Begin EXERCISE MATERIALS

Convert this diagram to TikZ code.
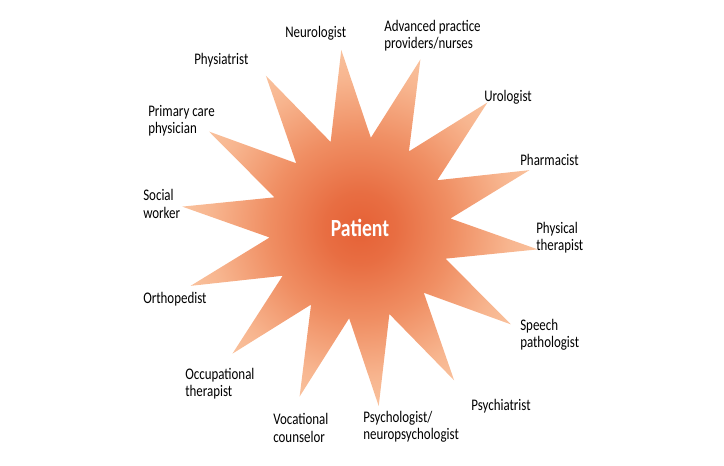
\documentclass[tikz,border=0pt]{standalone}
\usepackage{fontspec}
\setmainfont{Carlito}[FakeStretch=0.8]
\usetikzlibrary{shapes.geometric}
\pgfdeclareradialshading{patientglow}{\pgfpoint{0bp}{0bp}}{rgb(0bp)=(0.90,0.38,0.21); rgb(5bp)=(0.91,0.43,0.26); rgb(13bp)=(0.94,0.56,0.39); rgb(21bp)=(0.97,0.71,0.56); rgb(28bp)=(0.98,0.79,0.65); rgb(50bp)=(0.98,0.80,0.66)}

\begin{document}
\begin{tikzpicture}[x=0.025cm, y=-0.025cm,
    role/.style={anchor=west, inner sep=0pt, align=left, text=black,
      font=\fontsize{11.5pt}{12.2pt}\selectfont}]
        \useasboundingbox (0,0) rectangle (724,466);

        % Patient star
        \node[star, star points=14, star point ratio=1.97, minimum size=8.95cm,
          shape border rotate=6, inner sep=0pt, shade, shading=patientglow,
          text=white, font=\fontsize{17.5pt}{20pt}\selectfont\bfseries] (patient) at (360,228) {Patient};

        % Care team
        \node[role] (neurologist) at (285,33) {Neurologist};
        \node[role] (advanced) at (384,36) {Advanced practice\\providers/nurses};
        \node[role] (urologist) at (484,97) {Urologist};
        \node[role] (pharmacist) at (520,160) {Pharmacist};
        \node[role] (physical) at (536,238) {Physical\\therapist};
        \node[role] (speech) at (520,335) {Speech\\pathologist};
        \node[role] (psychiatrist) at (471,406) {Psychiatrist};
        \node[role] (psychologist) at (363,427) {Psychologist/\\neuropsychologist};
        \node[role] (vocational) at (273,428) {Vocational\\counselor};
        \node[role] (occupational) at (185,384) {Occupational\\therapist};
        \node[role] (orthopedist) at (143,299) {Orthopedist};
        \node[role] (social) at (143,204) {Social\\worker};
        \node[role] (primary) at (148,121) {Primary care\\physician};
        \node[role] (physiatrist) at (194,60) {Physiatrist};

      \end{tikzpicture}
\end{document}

End EXERCISE MATERIALS
Begin EXERCISE MATERIALS

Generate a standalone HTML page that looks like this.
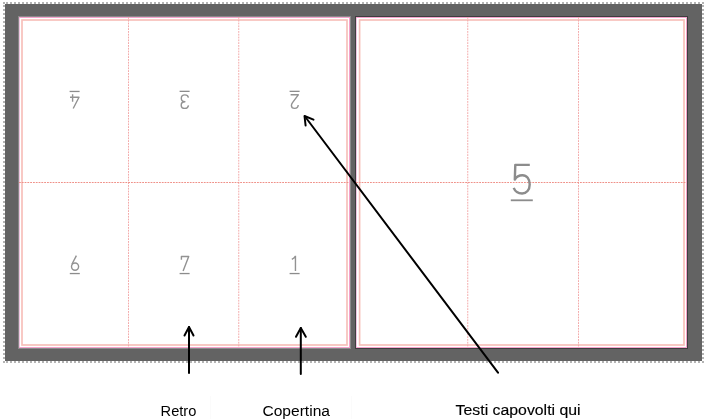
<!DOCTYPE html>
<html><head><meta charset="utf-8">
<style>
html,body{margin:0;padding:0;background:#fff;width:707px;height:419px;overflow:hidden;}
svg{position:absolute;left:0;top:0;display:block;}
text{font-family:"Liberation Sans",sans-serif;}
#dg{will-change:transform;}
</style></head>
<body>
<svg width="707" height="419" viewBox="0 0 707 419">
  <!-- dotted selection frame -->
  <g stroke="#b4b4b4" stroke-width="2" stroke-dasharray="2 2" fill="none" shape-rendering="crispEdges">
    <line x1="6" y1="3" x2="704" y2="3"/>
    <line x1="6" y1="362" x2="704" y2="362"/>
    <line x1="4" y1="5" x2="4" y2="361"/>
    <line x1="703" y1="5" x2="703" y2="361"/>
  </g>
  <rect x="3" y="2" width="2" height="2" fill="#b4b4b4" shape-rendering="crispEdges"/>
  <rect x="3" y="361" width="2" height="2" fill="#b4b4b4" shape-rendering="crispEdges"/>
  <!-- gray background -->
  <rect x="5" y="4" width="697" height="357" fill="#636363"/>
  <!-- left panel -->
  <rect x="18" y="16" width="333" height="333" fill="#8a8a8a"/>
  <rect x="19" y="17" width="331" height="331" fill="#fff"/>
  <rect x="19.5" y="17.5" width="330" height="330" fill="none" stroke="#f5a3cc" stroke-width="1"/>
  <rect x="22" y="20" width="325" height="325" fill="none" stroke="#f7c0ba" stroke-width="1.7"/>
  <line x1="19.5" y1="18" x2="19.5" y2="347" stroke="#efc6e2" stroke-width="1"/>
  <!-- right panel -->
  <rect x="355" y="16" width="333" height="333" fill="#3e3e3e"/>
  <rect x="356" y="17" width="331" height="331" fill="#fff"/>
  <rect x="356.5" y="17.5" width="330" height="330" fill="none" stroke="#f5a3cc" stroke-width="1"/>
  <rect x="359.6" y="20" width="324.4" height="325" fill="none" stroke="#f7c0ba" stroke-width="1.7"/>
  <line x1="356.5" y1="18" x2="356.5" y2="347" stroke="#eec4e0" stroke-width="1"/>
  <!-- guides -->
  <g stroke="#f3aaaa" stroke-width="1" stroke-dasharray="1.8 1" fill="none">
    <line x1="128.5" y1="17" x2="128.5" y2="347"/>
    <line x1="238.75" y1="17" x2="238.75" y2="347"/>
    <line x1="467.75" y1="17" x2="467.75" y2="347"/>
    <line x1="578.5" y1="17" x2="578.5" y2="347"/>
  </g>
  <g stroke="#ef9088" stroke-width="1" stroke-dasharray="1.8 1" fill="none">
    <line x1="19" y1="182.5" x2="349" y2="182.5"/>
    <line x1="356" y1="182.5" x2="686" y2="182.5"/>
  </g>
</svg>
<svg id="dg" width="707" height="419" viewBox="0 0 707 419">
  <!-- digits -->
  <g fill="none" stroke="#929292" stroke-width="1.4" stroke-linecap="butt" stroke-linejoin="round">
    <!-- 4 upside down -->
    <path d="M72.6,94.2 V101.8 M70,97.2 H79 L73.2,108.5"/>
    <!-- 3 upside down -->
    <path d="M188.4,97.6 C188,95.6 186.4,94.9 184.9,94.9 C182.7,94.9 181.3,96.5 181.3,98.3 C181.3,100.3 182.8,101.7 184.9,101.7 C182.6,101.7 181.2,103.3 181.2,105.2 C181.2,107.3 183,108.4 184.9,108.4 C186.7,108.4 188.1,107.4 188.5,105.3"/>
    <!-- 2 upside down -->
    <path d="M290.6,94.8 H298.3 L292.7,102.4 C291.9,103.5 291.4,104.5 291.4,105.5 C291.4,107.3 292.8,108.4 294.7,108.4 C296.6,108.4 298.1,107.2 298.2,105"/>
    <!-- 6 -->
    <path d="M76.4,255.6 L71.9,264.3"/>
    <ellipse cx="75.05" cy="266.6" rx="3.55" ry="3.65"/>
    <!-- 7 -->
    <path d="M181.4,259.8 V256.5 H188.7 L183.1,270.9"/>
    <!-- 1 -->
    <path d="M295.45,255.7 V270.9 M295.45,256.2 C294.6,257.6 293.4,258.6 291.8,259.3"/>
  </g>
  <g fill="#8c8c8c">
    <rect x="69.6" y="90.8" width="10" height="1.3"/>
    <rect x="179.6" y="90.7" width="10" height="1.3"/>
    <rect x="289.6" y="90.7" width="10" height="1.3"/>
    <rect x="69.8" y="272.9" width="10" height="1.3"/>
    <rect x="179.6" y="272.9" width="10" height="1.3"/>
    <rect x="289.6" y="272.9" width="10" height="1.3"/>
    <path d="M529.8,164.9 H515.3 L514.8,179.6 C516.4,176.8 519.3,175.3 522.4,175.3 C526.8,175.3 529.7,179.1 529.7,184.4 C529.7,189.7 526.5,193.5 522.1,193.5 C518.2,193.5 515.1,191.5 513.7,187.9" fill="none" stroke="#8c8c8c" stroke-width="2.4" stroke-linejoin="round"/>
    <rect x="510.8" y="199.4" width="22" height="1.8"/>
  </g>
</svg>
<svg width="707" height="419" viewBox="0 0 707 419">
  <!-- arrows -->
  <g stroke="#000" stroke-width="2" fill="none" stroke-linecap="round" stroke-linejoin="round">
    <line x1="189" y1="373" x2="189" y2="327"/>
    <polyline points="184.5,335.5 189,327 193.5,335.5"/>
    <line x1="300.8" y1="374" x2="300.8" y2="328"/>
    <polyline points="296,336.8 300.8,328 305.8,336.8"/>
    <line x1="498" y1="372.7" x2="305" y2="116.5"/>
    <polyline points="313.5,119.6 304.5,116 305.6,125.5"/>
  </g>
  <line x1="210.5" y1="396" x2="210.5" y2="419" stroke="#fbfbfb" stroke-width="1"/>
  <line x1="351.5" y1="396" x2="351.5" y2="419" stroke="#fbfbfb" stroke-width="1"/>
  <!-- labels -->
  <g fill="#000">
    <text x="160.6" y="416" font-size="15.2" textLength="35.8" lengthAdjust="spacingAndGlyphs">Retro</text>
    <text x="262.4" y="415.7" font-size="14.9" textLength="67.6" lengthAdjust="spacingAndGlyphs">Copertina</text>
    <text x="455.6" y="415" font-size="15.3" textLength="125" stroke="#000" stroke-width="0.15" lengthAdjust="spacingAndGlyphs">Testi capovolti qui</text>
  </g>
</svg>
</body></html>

End EXERCISE MATERIALS

→ EXERCISE AIM
Include both the line containing "Convert this diagram to TikZ code." and the line containing "(0,0) rectangle (724,466);" when you write out everything between them, exactly. Leave the pictures out.

→ TASK OUTPUT
Convert this diagram to TikZ code.
\documentclass[tikz,border=0pt]{standalone}
\usepackage{fontspec}
\setmainfont{Carlito}[FakeStretch=0.8]
\usetikzlibrary{shapes.geometric}
\pgfdeclareradialshading{patientglow}{\pgfpoint{0bp}{0bp}}{rgb(0bp)=(0.90,0.38,0.21); rgb(5bp)=(0.91,0.43,0.26); rgb(13bp)=(0.94,0.56,0.39); rgb(21bp)=(0.97,0.71,0.56); rgb(28bp)=(0.98,0.79,0.65); rgb(50bp)=(0.98,0.80,0.66)}

\begin{document}
\begin{tikzpicture}[x=0.025cm, y=-0.025cm,
    role/.style={anchor=west, inner sep=0pt, align=left, text=black,
      font=\fontsize{11.5pt}{12.2pt}\selectfont}]
        \useasboundingbox (0,0) rectangle (724,466);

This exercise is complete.